Dowel Joint Size Calculator
Find the right dowel diameter, length, and hole depth for any wood joint based on stock thickness.
Includes spacing recommendations and glue clearance.
A well-sized dowel joint is strong and alignment-friendly. An undersized dowel provides little mechanical support; an oversized one can split the stock when it swells after glue is applied.
The standard rule: dowel diameter should be about one-third to one-half the thickness of the thinnest piece being joined.
For 3/4-inch stock (standard cabinet material), a 3/8-inch diameter dowel is the right call — it sits at exactly half the stock thickness and leaves adequate material on each side.
For thinner stock (1/2 inch drawer sides), drop to 1/4-inch diameter.
Hole depth per side should be at least 2.5 times the dowel diameter, but in practice, most woodworkers use pre-made 1.5-inch or 2-inch dowels, which determines the depth automatically.
For a 1.5-inch dowel in a butt joint, each hole is 11/16 inch deep — half the dowel length plus 1/16-inch glue clearance at the bottom.

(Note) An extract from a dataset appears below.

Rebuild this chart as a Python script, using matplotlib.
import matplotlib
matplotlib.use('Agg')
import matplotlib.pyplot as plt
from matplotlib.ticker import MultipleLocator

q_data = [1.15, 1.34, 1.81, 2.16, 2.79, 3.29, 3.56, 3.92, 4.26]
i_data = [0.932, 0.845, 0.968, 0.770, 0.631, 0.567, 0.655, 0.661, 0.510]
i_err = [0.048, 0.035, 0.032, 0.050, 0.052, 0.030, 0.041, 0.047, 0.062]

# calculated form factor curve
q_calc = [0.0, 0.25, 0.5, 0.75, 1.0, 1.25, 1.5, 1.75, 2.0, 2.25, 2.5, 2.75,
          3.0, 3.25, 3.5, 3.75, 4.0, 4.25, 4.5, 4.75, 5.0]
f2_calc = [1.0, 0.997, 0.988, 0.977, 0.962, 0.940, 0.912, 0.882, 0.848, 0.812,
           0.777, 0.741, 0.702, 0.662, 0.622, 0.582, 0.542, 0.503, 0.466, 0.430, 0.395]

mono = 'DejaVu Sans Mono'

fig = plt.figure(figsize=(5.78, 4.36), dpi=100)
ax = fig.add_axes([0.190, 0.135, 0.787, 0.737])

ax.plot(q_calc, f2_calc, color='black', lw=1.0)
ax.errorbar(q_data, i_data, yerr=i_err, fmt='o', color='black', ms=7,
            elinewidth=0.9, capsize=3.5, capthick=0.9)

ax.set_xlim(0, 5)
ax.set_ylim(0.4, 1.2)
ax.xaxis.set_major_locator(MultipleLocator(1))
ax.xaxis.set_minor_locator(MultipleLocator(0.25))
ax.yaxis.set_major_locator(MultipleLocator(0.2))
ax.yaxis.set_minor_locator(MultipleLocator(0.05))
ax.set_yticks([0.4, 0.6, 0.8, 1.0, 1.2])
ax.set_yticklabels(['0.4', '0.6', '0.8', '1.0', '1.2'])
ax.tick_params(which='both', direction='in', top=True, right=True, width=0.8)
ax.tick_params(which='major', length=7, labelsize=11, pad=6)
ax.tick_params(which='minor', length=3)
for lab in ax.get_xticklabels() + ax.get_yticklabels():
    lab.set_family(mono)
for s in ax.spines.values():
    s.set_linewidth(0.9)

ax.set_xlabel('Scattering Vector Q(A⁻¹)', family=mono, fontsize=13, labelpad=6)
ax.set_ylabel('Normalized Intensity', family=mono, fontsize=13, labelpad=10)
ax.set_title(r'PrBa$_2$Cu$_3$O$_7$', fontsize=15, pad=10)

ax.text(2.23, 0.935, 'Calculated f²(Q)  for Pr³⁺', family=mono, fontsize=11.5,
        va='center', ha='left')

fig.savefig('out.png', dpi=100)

That clearance is not optional: without it, the dowel bottoms out before the joint closes, leaving a gap at the glue line.
Spacing along a joint:
- Start 2 to 3 inches from each end
- Space additional dowels every 8 to 12 inches for panel glue-ups
- Closer spacing (every 5 to 6 inches) for joints that will carry shear loads
Fluted or spiral-groove dowels are preferred over smooth ones — the grooves let glue and trapped air escape so the joint can close fully.
Plain-shank dowels can trap enough hydraulic pressure to pop the joint apart before the glue sets.